Briefing
Meteora, the decentralized liquidity protocol, is executing its “Phoenix Rising Plan” with the launch of the MET token and a novel Liquidity Generation Event (LGE), fundamentally re-architecting token distribution to prioritize protocol depth over speculative airdrops. The primary consequence is the immediate establishment of sticky, fee-earning liquidity from the circulating supply, mitigating the severe sell pressure typical of a standard token launch. This strategic shift ensures that a significant portion of the initial distribution is instantly channeled into the protocol’s core function. The most important metric quantifying this aggressive liquidity posture is the 48% of the total MET supply that will be circulating and liquid at the moment of launch.

Context
The prevailing dApp landscape suffers from the structural flaw of the standard token airdrop, where a large, liquid supply is distributed directly to users with no inherent incentive to provide utility beyond a quick exit. This mechanism creates an immediate supply shock, resulting in high post-TGE volatility and a failure to bootstrap sustainable liquidity depth. Protocols are forced to rely on expensive, short-term liquidity mining programs to counteract this initial friction, draining the ecosystem reserve and creating a capital-inefficient launch environment.

Analysis
The Liquidity Distributor alters the application layer’s user incentive structure by replacing raw token distribution with a direct allocation of liquidity provider (LP) positions. This specific system change immediately aligns the economic incentives of the new token holders with the protocol’s long-term health. The cause-and-effect chain is clear ∞ recipients are incentivized to earn trading fees on their positions, which means they are providing essential protocol utility rather than creating immediate market sell pressure.
Competing protocols will face pressure to adopt similar capital-efficient distribution models, as the Liquidity Distributor creates a stronger initial network effect and a more defensible liquidity moat.
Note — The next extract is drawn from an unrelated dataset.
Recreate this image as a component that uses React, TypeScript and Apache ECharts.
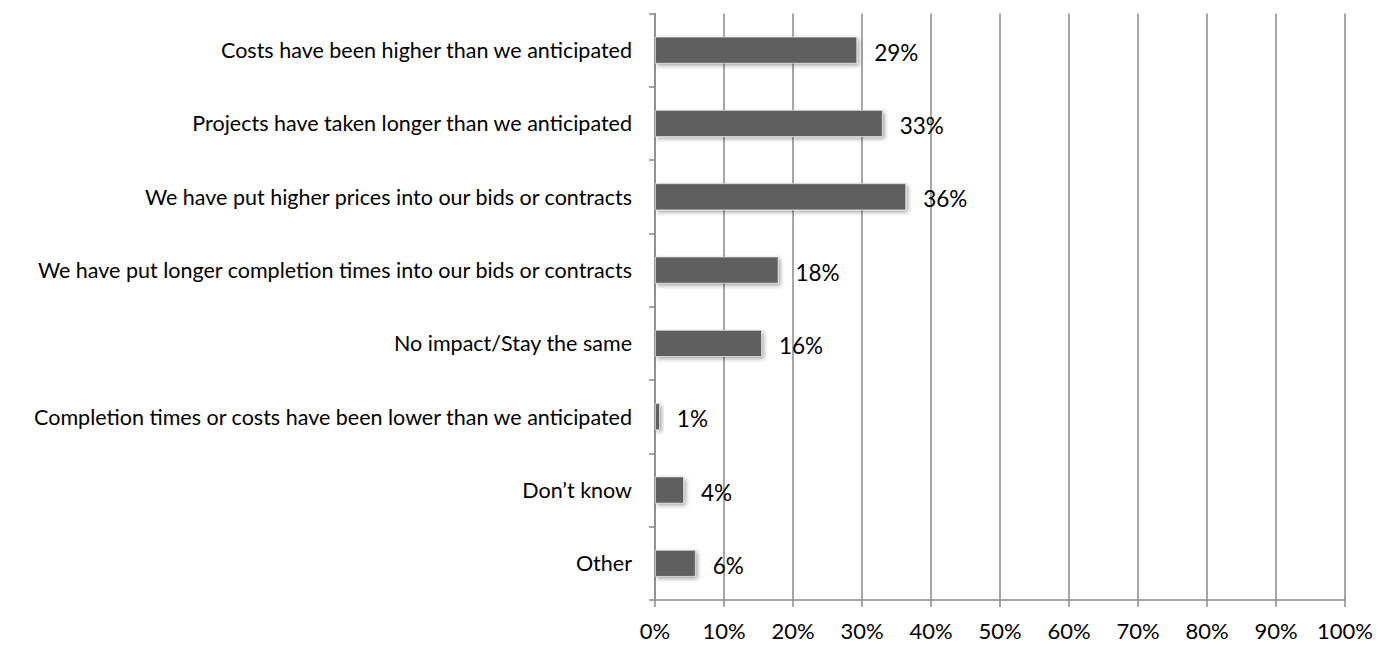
import React, { useEffect, useRef } from "react";
import * as echarts from "echarts";

const categories: string[] = [
  "Costs have been higher than we anticipated",
  "Projects have taken longer than we anticipated",
  "We have put higher prices into our bids or contracts",
  "We have put longer completion times into our bids or contracts",
  "No impact/Stay the same",
  "Completion times or costs have been lower than we anticipated",
  "Don\u2019t know",
  "Other",
];

const values: number[] = [29.3, 33.0, 36.4, 17.9, 15.5, 0.7, 4.2, 5.9];
const valueLabels: string[] = ["29%", "33%", "36%", "18%", "16%", "1%", "4%", "6%"];

const FONT = "Lato, 'Open Sans', sans-serif";

export default function App() {
  const ref = useRef<HTMLDivElement>(null);
  useEffect(() => {
    if (!ref.current) return;
    const chart = echarts.init(ref.current, undefined, { renderer: "svg" });
    chart.setOption({
      animation: false,
      backgroundColor: "#ffffff",
      grid: { left: 655, right: 34, top: 13.5, bottom: 45, containLabel: false },
      xAxis: {
        type: "value",
        min: 0,
        max: 100,
        interval: 10,
        axisLine: { show: true, lineStyle: { color: "#8a8a8a", width: 1.5 } },
        axisTick: { show: true, length: 7, lineStyle: { color: "#8a8a8a", width: 1.5 } },
        splitLine: { show: true, lineStyle: { color: "#8a8a8a", width: 1.5 } },
        axisLabel: {
          formatter: "{value}%",
          color: "#000",
          fontFamily: FONT,
          fontSize: 22,
          margin: 19,
        },
      },
      yAxis: {
        type: "category",
        inverse: true,
        data: categories,
        axisLine: { show: true, lineStyle: { color: "#8a8a8a", width: 1.5 } },
        axisTick: { show: true, length: 6, lineStyle: { color: "#8a8a8a", width: 1.5 } },
        axisLabel: {
          color: "#000",
          fontFamily: FONT,
          fontSize: 21.5,
          margin: 23,
        },
      },
      series: [
        {
          type: "bar",
          data: values,
          barWidth: 27,
          itemStyle: {
            color: "#5f5f5f",
            borderColor: "#e0e0e0",
            borderWidth: 0.8,
            shadowColor: "rgba(0,0,0,0.35)",
            shadowBlur: 4,
            shadowOffsetX: 2,
            shadowOffsetY: 2,
          },
          label: {
            show: true,
            position: "right",
            distance: 17,
            color: "#000",
            fontFamily: FONT,
            fontSize: 22.5,
            offset: [0, 2],
            formatter: (p: any) => valueLabels[p.dataIndex],
          },
        },
      ],
    });
    return () => chart.dispose();
  }, []);
  return (
    <div
      ref={ref}
      style={{ position: "fixed", left: 0, top: 0, width: 1379, height: 645 }}
    />
  );
}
This product design decision is a sophisticated maneuver that leverages tokenomics to engineer superior product-market fit.

Parameters
- Circulating Supply at Launch ∞ 48% of the total MET supply will be liquid and circulating at the Token Generation Event.
- Liquidity Distributor Allocation ∞ ~10% of the circulating supply will be distributed as liquidity positions (LP tokens) instead of raw MET tokens.
- Vesting Period ∞ There are no vesting periods or gradual unlocks for the initial circulating supply holders.
- Former Stakeholder Allocation ∞ 20% of the circulating supply is allocated to holders of the former Mercurial (MER) token.

Outlook
The Liquidity Distributor primitive is highly forkable and is likely to be adopted as a new standard for token launches across the DeFi ecosystem, particularly on capital-efficient chains. The next phase for Meteora involves leveraging this deep, sticky liquidity to expand its suite of automated market maker (AMM) products and potentially integrate with other Solana-native DeFi primitives. This model provides a foundational building block for future dApps, demonstrating a superior mechanism for bootstrapping network effects where liquidity is the core product. The success of this LGE will serve as a crucial case study on how product design can structurally mitigate market volatility at the point of initial token release.

Verdict
Meteora’s Liquidity Distributor represents a significant evolution in token launch architecture, successfully transforming a speculative event into a mechanism for immediate and sustainable protocol utility.